* Instructions to follow
Exact reproduction is required for the lines bounded by the one containing "Emit a LaTeX" and the one containing "inner sep=0pt] (title)", both bounds included. Print them without any pictures.

* Records
----------

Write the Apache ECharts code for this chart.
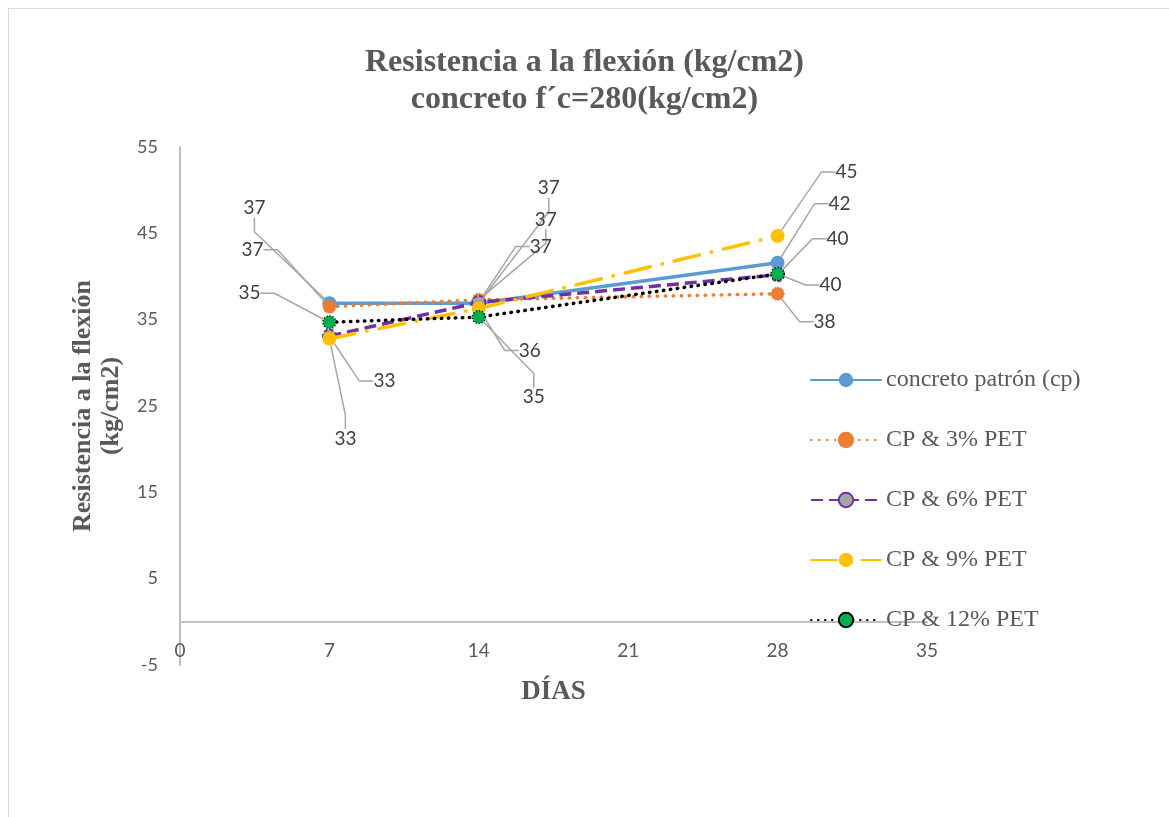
<!DOCTYPE html>
<html>
<head>
<meta charset="utf-8">
<script src="https://cdn.jsdelivr.net/npm/echarts@6/dist/echarts.min.js"></script>
<style>
html,body{margin:0;padding:0;background:#fff;}
#frame{position:absolute;left:8px;top:8px;width:1200px;height:900px;border:1px solid #d9d9d9;}
#chart{position:absolute;left:0;top:0;width:1169px;height:817px;}
</style>
</head>
<body>
<div id="frame"></div>
<div id="chart"></div>
<script>
// ---- data ----
const days = [7, 14, 28];
const seriesNames = ['concreto patrón (cp)', 'CP & 3% PET', 'CP & 6% PET', 'CP & 9% PET', 'CP & 12% PET'];
const cp   = [36.9, 36.9, 41.6];
const pet3 = [36.5, 37.3, 38.0];
const pet6 = [33.1, 37.0, 40.2];
const pet9 = [32.8, 36.3, 44.7];
const pet12 = [34.7, 35.3, 40.3];
const xTicks = {min: 0, max: 35, interval: 7};
const yTicks = {min: -5, max: 55, interval: 10};

// ---- label offsets (style only): [dx, dy] from the point to the label centre ----
const labelOffsets = [
  [[-75, -95], [70, -115], [62, -59]],
  [[-77, -57], [67, -80], [47, 28]],
  [[55, 45], [62, -56], [60, -36]],
  [[16, 100], [51, 42], [69, -64]],
  [[-80, -29], [55, 80], [53, 11]]
];

const values = [cp, pet3, pet6, pet9, pet12];
const styles = [
  {color: '#5B9BD5', line: {type: 'solid', width: 3.5, cap: 'round'}, item: {color: '#5B9BD5'}, size: 14},
  {color: '#ED7D31', line: {type: [0.5, 7.5], width: 3.5, cap: 'round'}, item: {color: '#ED7D31', borderColor: '#ED7D31', borderWidth: 1.5, borderType: [1, 2]}, size: 13},
  {color: '#7030A0', line: {type: [12, 6], width: 3.5, cap: 'butt'}, item: {color: '#A5A5A5', borderColor: '#7030A0', borderWidth: 2, borderType: [4, 2]}, size: 13},
  {color: '#FFC000', line: {type: [26, 12, 0.5, 12], width: 3.5, cap: 'round'}, item: {color: '#FFC000'}, size: 14},
  {color: '#000000', line: {type: [0.5, 6.5], width: 3.5, cap: 'round'}, item: {color: '#00B050', borderColor: '#000000', borderWidth: 1.5, borderType: [1, 2]}, size: 13}
];

const chart = echarts.init(document.getElementById('chart'));
const series = values.map((vals, si) => ({
  name: seriesNames[si],
  type: 'line',
  data: days.map((d, i) => [d, vals[i]]),
  symbol: 'circle',
  symbolSize: styles[si].size,
  color: styles[si].color,
  lineStyle: Object.assign({color: styles[si].color}, styles[si].line),
  itemStyle: styles[si].item,
  z: 2 + si,
  label: {
    show: true,
    position: 'inside',
    formatter: p => Math.round(p.value[1]).toString(),
    fontFamily: 'Lato',
    fontSize: 19,
    color: '#404040'
  },
  labelLine: {show: true, length2: 14, lineStyle: {color: '#A6A6A6', width: 1.5}},
  labelLayout: params => ({dx: labelOffsets[si][params.dataIndex][0], dy: labelOffsets[si][params.dataIndex][1]}),
  emphasis: {disabled: true},
  animation: false
}));

chart.setOption({
  animation: false,
  title: {
    text: 'Resistencia a la flexión (kg/cm2)\nconcreto f´c=280(kg/cm2)',
    left: 'center',
    top: 39,
    textStyle: {fontFamily: 'Liberation Serif', fontWeight: 'bold', fontSize: 32, color: '#595959', lineHeight: 37}
  },
  legend: {
    orient: 'vertical',
    left: 805,
    top: 363,
    itemWidth: 70,
    itemHeight: 18,
    itemGap: 36,
    data: seriesNames,
    textStyle: {fontFamily: 'Liberation Serif', fontSize: 24, lineHeight: 24, color: '#595959'}
  },
  grid: {left: 180, right: 242, top: 147, bottom: 152, containLabel: false},
  xAxis: {
    type: 'value',
    min: xTicks.min, max: xTicks.max, interval: xTicks.interval,
    name: 'DÍAS',
    nameLocation: 'middle',
    nameGap: 14,
    nameTextStyle: {fontFamily: 'Liberation Serif', fontWeight: 'bold', fontSize: 27, color: '#595959'},
    axisLine: {show: true, onZero: true, lineStyle: {color: '#BFBFBF', width: 2}},
    axisTick: {show: false},
    splitLine: {show: false},
    axisLabel: {margin: -24, fontFamily: 'Lato', fontSize: 19, color: '#595959'}
  },
  yAxis: {
    type: 'value',
    min: yTicks.min, max: yTicks.max, interval: yTicks.interval,
    name: 'Resistencia a la flexión\n(kg/cm2)',
    nameLocation: 'middle',
    nameRotate: 90,
    nameGap: 55,
    nameTextStyle: {fontFamily: 'Liberation Serif', fontWeight: 'bold', fontSize: 26, color: '#595959', lineHeight: 28},
    axisLine: {show: true, onZero: false, lineStyle: {color: '#BFBFBF', width: 2}},
    axisTick: {show: false},
    splitLine: {show: false},
    axisLabel: {margin: 22, fontFamily: 'Lato', fontSize: 18, color: '#595959'}
  },
  series: series
});
</script>
</body>
</html>
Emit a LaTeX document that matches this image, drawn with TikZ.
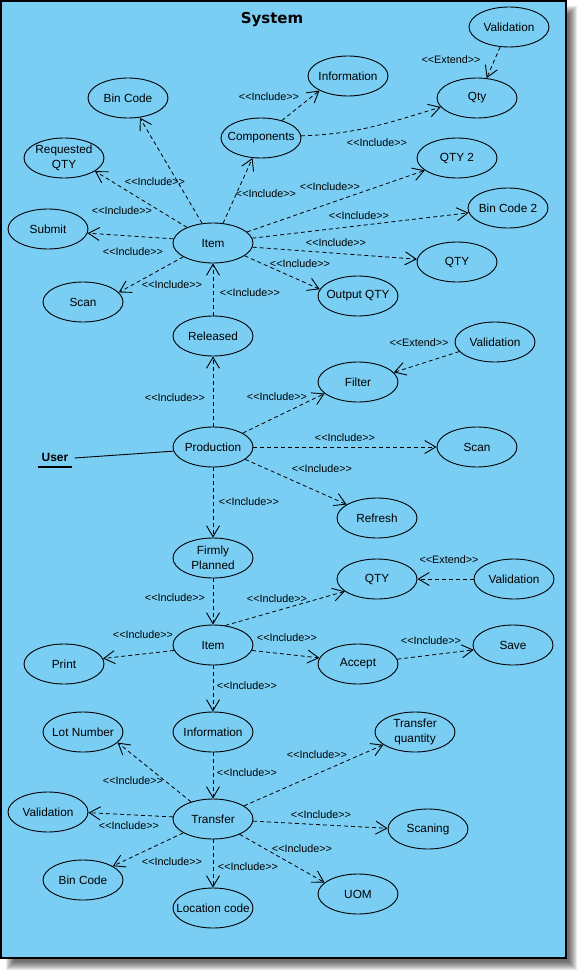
\documentclass[tikz,border=0pt]{standalone}
\usepackage{fontspec}
\newfontfamily\uf{Liberation Sans}
\newfontfamily\tf{DejaVu Sans}
\usetikzlibrary{shapes.geometric,arrows.meta}
\definecolor{bgblue}{RGB}{122,206,244}
\tikzset{
  uc/.style={draw, ellipse, minimum width=80pt, minimum height=40pt, inner sep=0pt, line width=0.9pt},
  ut/.style={font=\uf\fontsize{11.8}{15}\selectfont, align=center, inner sep=0pt},
  lbl/.style={font=\uf\fontsize{10.8}{12}\selectfont, inner sep=0pt},
  dep/.style={line width=0.8pt, dash pattern=on 4pt off 3pt, -{Straight Barb[length=11pt,width=13pt,line width=0.9pt]}},
}
\newcommand\ucase[4]{\node[uc,label={[ut]center:#4}] (#1) at (#2,#3) {};}
\newcommand\lab[4]{\node[lbl] (#1) at (#2,#3) {#4};}
\begin{document}
\begin{tikzpicture}[x=1pt,y=-1pt]
\useasboundingbox (0,0) rectangle (586,979);
% shadow
\foreach \k in {0,...,8} {
  \fill[black, opacity=0.085] (6+\k,6+\k) rectangle (577-\k,970-\k);
}
\draw[fill=bgblue, line width=1.1pt] (1,1) rectangle (566,958);
\node[font=\tf\bfseries\fontsize{15}{18}\selectfont, inner sep=0pt] (title) at (272,20) {System};

% top cluster
\ucase{bin1}{128}{98}{Bin Code}
\ucase{req}{64}{158}{Requested\\QTY}
\ucase{comp}{261}{138}{Components}
\ucase{sub}{48}{229}{Submit}
\ucase{item1}{213}{243}{Item}
\ucase{scan1}{83}{302}{Scan}
\ucase{rel}{213}{336}{Released}
\ucase{val1}{509}{27}{Validation}
\ucase{info1}{348}{76}{Information}
\ucase{qty1}{477}{98}{Qty}
\ucase{qty2}{457}{158}{QTY 2}
\ucase{bin2}{508}{208}{Bin Code 2}
\ucase{qty3}{457}{262}{QTY}
\ucase{outq}{358}{296}{Output QTY}
% middle
\ucase{prod}{213}{447}{Production}
\ucase{fp}{213}{558}{Firmly\\Planned}
\ucase{val2}{495}{342}{Validation}
\ucase{filt}{358}{382}{Filter}
\ucase{scan2}{477}{447}{Scan}
\ucase{refr}{377}{518}{Refresh}
% lower
\ucase{qty4}{377}{579}{QTY}
\ucase{val3}{514}{579}{Validation}
\ucase{item2}{213}{645}{Item}
\ucase{print}{64}{664}{Print}
\ucase{acc}{358}{664}{Accept}
\ucase{save}{513}{645}{Save}
\ucase{info2}{213}{732}{Information}
\ucase{lot}{83}{732}{Lot Number}
\ucase{tq}{415}{732}{Transfer\\quantity}
\ucase{tr}{213}{819}{Transfer}
\ucase{val4}{48}{812}{Validation}
\ucase{scng}{428}{829}{Scaning}
\ucase{bin3}{83}{880}{Bin Code}
\ucase{loc}{213}{908}{Location code}
\ucase{uom}{358}{894}{UOM}

% actor
\node[font=\uf\bfseries\fontsize{12}{14}\selectfont, inner sep=0pt] (user) at (55,457) {User};
\draw[line width=1.6pt] ([xshift=-3pt,yshift=-5.5pt]user.south west) -- ([xshift=3pt,yshift=-5.5pt]user.south east);
\draw[line width=0.9pt] ([xshift=6pt,yshift=-1pt]user.east) -- (prod.186);

% connectors top
\draw[dep] (item1.119) -- (bin1.-59);
\draw[dep] (item1.149) -- (req.-23);
\draw[dep] (item1.174) -- (sub.-6);
\draw[dep] (item1.205) -- (scan1.15);
\draw[dep] (item1.63) -- (comp.247);
\draw[dep] (rel.north) -- (item1.south);
\draw[dep] (comp.40) -- (info1.207);
\draw[dep] (comp.3) to[out=2,in=197] (qty1.194);
\draw[dep] (val1.246) -- (qty1.64);
\draw[dep] (item1.18) -- (qty2.201);
\draw[dep] (item1.7) -- (bin2.187);
\draw[dep] (item1.-6) -- (qty3.176);
\draw[dep] (item1.-22) -- (outq.170);
% middle
\draw[dep] (prod.north) -- (rel.south);
\draw[dep] (prod.25) -- (filt.199);
\draw[dep] (val2.195) -- (filt.15);
\draw[dep] (prod.east) -- (scan2.west);
\draw[dep] (prod.-21) -- (refr.156);
\draw[dep] (prod.south) -- (fp.north);
% lower
\draw[dep] (fp.south) -- (item2.north);
\draw[dep] (item2.58) -- (qty4.201);
\draw[dep] (val3.west) -- (qty4.east);
\draw[dep] (item2.188) -- (print.8);
\draw[dep] (item2.-8) -- (acc.171);
\draw[dep] (acc.7) -- (save.187);
\draw[dep] (item2.south) -- (info2.north);
\draw[dep] (info2.south) -- (tr.north);
\draw[dep] (tr.142) -- (lot.-17);
\draw[dep] (tr.177) -- (val4.-1);
\draw[dep] (tr.205) -- (bin3.25);
\draw[dep] (tr.south) -- (loc.north);
\draw[dep] (tr.-30) -- (uom.161);
\draw[dep] (tr.-3) -- (scng.179);
\draw[dep] (tr.23) -- (tq.202);

% labels
\lab{l1}{155}{182}{<<Include>>}
\lab{l2}{122}{211}{<<Include>>}
\lab{l3}{133}{252}{<<Include>>}
\lab{l4}{172}{285}{<<Include>>}
\lab{l5}{250}{293}{<<Include>>}
\lab{l6}{266}{194}{<<Include>>}
\lab{l7}{269}{97}{<<Include>>}
\lab{l8}{377}{143}{<<Include>>}
\lab{l9}{451}{60}{<<Extend>>}
\lab{l10}{330}{187}{<<Include>>}
\lab{l11}{359}{216}{<<Include>>}
\lab{l12}{336}{243}{<<Include>>}
\lab{l13}{300}{264}{<<Include>>}
\lab{l14}{175}{398}{<<Include>>}
\lab{l15}{277}{397}{<<Include>>}
\lab{l16}{419}{343}{<<Extend>>}
\lab{l17}{345}{438}{<<Include>>}
\lab{l18}{322}{469}{<<Include>>}
\lab{l19}{249}{502}{<<Include>>}
\lab{l20}{175}{598}{<<Include>>}
\lab{l21}{277}{599}{<<Include>>}
\lab{l22}{449}{560}{<<Extend>>}
\lab{l23}{143}{635}{<<Include>>}
\lab{l24}{287}{638}{<<Include>>}
\lab{l25}{431}{641}{<<Include>>}
\lab{l26}{247}{686}{<<Include>>}
\lab{l27}{247}{773}{<<Include>>}
\lab{l28}{133}{781}{<<Include>>}
\lab{l29}{129}{826}{<<Include>>}
\lab{l30}{172}{862}{<<Include>>}
\lab{l31}{248}{867}{<<Include>>}
\lab{l32}{302}{849}{<<Include>>}
\lab{l33}{321}{815}{<<Include>>}
\lab{l34}{317}{755}{<<Include>>}
\end{tikzpicture}
\end{document}
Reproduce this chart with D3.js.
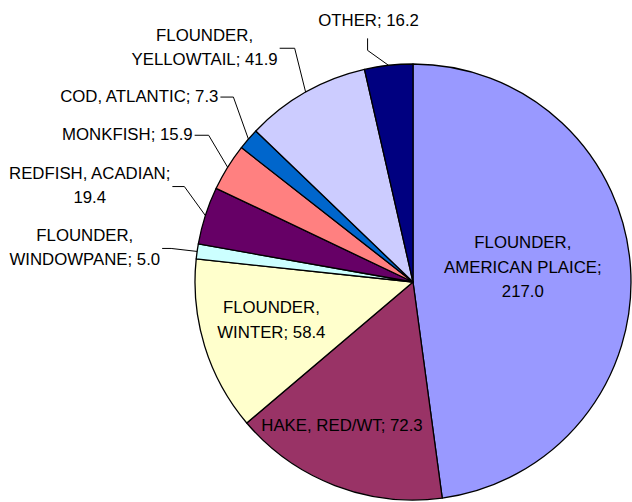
<!DOCTYPE html>
<html>
<head>
<meta charset="utf-8">
<script src="https://cdn.jsdelivr.net/npm/d3@7.9.0/dist/d3.min.js"></script>
<style>
  html, body { margin: 0; padding: 0; background: #fff; }
  svg text { font-family: "Liberation Sans", Arial, sans-serif; font-size: 16.8px; fill: #000; }
</style>
</head>
<body>
<svg id="chart" width="632" height="502"></svg>
<script>
// data, clockwise from 12 o'clock
const categories = [
  "FLOUNDER, AMERICAN PLAICE", "HAKE, RED/WT", "FLOUNDER, WINTER",
  "FLOUNDER, WINDOWPANE", "REDFISH, ACADIAN", "MONKFISH",
  "COD, ATLANTIC", "FLOUNDER, YELLOWTAIL", "OTHER"
];
const values = [217.0, 72.3, 58.4, 5.0, 19.4, 15.9, 7.3, 41.9, 16.2];
const colors = ["#9999FF", "#993366", "#FFFFCC", "#CCFFFF", "#660066", "#FF8080", "#0066CC", "#CCCCFF", "#000080"];

// how many words go on each label line
const lineWords = [[1, 2, 1], [4], [1, 2], [1, 2], [2, 1], [2], [3], [1, 2], [2]];

// label layout: inside labels (radius factor + nudge) or outside with leader lines
const labelLayout = [
  { inside: true, k: 0.505, dx: 0, dy: -8 },
  { inside: true, k: 0.73, dx: -14, dy: -6 },
  { inside: true, k: 0.675, dx: -1, dy: -6 },
  { inside: false, ex: -26, ey: -3, run: 9 },
  { inside: false, ex: -21, ey: -29, run: 12 },
  { inside: false, ex: -19, ey: -32, run: 14 },
  { inside: false, ex: -15, ey: -42, run: 13 },
  { inside: false, ex: -11, ey: -44, run: 15 },
  { inside: false, ex: -21, ey: -15, run: 12, up: true }
];

const cx = 413, cy = 282, r = 218;
const fs = 16.8, lh = 24.5;

const svg = d3.select("#chart");
const g = svg.append("g").attr("transform", `translate(${cx},${cy})`);

const data = categories.map((c, i) => ({ name: c, value: values[i], color: colors[i], i }));
const pie = d3.pie().sort(null).value(d => d.value);
const arcs = pie(data);
const arc = d3.arc().innerRadius(0).outerRadius(r);

g.selectAll("path.slice")
  .data(arcs)
  .join("path")
  .attr("class", "slice")
  .attr("d", arc)
  .attr("fill", d => d.data.color)
  .attr("stroke", "#000")
  .attr("stroke-width", 1.3)
  .attr("stroke-linejoin", "round");

function labelLines(d) {
  const words = `${d.name}; ${d.value.toFixed(1)}`.split(" ");
  const out = [];
  let k = 0;
  lineWords[d.i].forEach(n => { out.push(words.slice(k, k + n).join(" ")); k += n; });
  return out;
}

function polar(a, rad) {
  return [Math.sin(a) * rad, -Math.cos(a) * rad];
}

function addBlock(lines) {
  const t = g.append("text").attr("text-anchor", "middle");
  lines.forEach((s, j) => {
    t.append("tspan")
      .attr("x", 0)
      .attr("y", (j - (lines.length - 1) / 2) * lh + fs * 0.36)
      .text(s);
  });
  return t;
}

arcs.forEach(a => {
  const L = labelLayout[a.data.i];
  const mid = (a.startAngle + a.endAngle) / 2;
  const lines = labelLines(a.data);
  const t = addBlock(lines);

  if (L.inside) {
    const [x, y] = polar(mid, r * L.k);
    t.attr("transform", `translate(${x + L.dx},${y + L.dy})`);
    return;
  }

  const [px, py] = polar(mid, r);
  const ex = px + L.ex, ey = py + L.ey;
  const bb = t.node().getBBox();
  let pts;
  if (L.up) {
    const ty = ey - L.run;
    pts = [[px, py], [ex, ey], [ex, ty]];
    // baseline sits 12px above the top of the leader
    t.attr("transform", `translate(${ex + 1},${ty - 12 - fs * 0.36})`);
  } else {
    const tx = ex - L.run;
    pts = [[px, py], [ex, ey], [tx, ey]];
    t.attr("transform", `translate(${tx - 2 - (bb.x + bb.width)},${ey - 2 - (bb.y + bb.height / 2) + 1})`);
  }
  g.append("path")
    .attr("d", d3.line()(pts))
    .attr("fill", "none")
    .attr("stroke", "#000")
    .attr("stroke-width", 1);
});
</script>
</body>
</html>
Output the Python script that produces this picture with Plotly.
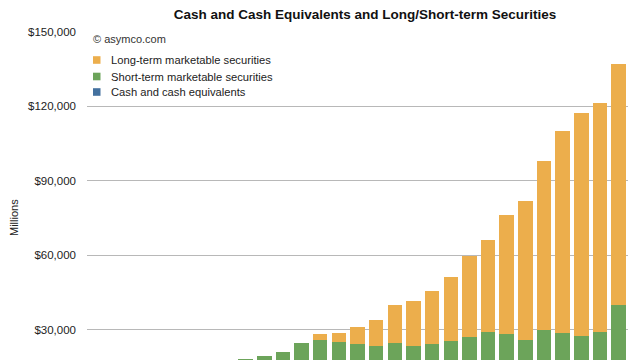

----------

* Exercise solution
Emit a LaTeX document that matches this image, drawn with TikZ.
\documentclass[tikz,border=0pt]{standalone}
\usepackage{fontspec}
\newfontfamily\uf{Liberation Sans}
\newfontfamily\tf{DejaVu Sans}
\usetikzlibrary{shapes.geometric,arrows.meta}
\definecolor{bgblue}{RGB}{122,206,244}
\tikzset{
  uc/.style={draw, ellipse, minimum width=80pt, minimum height=40pt, inner sep=0pt, line width=0.9pt},
  ut/.style={font=\uf\fontsize{11.8}{15}\selectfont, align=center, inner sep=0pt},
  lbl/.style={font=\uf\fontsize{10.8}{12}\selectfont, inner sep=0pt},
  dep/.style={line width=0.8pt, dash pattern=on 4pt off 3pt, -{Straight Barb[length=11pt,width=13pt,line width=0.9pt]}},
}
\newcommand\ucase[4]{\node[uc,label={[ut]center:#4}] (#1) at (#2,#3) {};}
\newcommand\lab[4]{\node[lbl] (#1) at (#2,#3) {#4};}
\begin{document}
\begin{tikzpicture}[x=1pt,y=-1pt]
\useasboundingbox (0,0) rectangle (586,979);
% shadow
\foreach \k in {0,...,8} {
  \fill[black, opacity=0.085] (6+\k,6+\k) rectangle (577-\k,970-\k);
}
\draw[fill=bgblue, line width=1.1pt] (1,1) rectangle (566,958);
\node[font=\tf\bfseries\fontsize{15}{18}\selectfont, inner sep=0pt] (title) at (272,20) {System};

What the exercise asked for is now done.